§ STATED PROBLEM
Show all lines from the data that include the word "matplotlib".

§ DATASET CONTENT

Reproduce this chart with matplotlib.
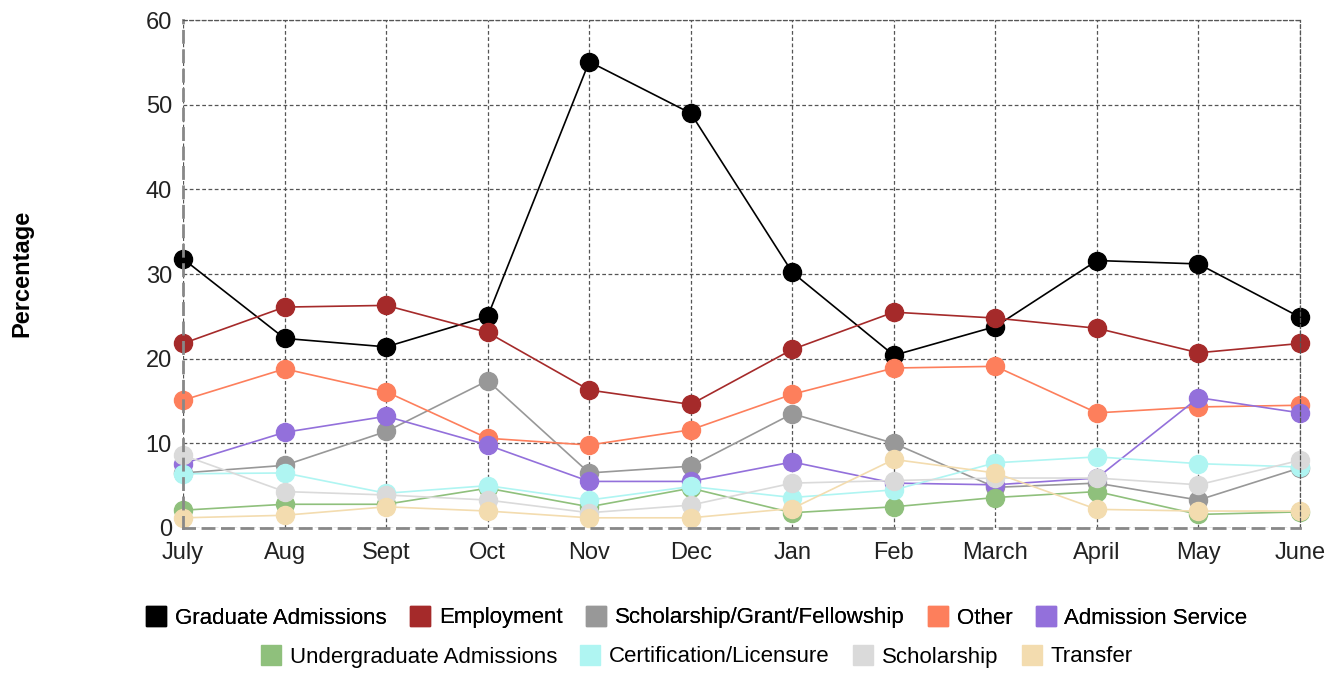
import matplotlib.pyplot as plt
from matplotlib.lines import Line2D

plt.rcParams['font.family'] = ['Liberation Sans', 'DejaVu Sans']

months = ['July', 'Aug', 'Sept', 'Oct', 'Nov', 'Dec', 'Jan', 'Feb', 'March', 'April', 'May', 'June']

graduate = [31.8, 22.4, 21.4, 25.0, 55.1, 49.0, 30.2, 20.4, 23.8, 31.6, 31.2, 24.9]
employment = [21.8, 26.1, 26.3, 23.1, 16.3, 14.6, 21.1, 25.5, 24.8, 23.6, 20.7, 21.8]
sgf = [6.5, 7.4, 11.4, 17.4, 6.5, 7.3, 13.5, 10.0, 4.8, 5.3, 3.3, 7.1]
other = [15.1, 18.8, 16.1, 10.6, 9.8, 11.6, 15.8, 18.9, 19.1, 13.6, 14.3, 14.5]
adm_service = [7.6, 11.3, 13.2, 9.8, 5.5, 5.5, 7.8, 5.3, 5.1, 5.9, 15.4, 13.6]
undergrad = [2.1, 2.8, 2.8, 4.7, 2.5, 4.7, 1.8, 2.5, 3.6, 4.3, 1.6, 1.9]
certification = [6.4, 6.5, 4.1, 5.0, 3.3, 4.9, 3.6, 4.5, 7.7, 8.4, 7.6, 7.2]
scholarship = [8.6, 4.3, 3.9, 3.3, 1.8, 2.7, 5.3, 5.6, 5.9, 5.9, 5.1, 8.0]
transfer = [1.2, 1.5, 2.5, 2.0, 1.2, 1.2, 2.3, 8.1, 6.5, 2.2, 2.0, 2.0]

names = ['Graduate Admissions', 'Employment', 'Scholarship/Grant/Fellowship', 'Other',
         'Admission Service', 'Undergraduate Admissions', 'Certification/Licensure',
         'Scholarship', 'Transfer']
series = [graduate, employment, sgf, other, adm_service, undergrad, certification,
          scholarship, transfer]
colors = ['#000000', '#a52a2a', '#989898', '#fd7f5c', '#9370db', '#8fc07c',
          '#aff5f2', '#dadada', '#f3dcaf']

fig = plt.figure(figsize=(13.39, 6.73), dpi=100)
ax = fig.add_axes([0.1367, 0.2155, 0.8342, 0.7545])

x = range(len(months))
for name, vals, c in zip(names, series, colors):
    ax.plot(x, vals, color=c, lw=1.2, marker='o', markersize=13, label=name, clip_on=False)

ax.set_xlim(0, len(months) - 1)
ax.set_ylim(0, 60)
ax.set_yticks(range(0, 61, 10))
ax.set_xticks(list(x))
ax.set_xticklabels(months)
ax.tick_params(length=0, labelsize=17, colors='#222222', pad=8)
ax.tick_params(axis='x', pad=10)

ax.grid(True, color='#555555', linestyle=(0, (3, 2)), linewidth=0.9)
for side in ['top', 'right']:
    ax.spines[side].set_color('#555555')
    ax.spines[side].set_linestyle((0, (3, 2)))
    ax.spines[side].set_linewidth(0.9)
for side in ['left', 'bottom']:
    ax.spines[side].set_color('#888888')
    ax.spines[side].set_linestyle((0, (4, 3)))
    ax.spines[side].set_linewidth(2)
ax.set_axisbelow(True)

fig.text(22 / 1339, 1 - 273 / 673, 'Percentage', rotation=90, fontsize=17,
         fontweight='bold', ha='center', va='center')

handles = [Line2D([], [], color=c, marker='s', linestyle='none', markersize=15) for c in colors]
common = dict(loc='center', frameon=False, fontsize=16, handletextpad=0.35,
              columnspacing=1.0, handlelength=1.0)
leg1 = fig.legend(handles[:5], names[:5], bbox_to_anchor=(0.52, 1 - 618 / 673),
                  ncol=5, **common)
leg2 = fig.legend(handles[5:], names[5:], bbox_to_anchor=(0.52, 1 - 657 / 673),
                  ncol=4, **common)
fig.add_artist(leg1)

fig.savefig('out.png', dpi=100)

§ RESPONSE TO THE TASK
Reproduce this chart with matplotlib.
import matplotlib.pyplot as plt
from matplotlib.lines import Line2D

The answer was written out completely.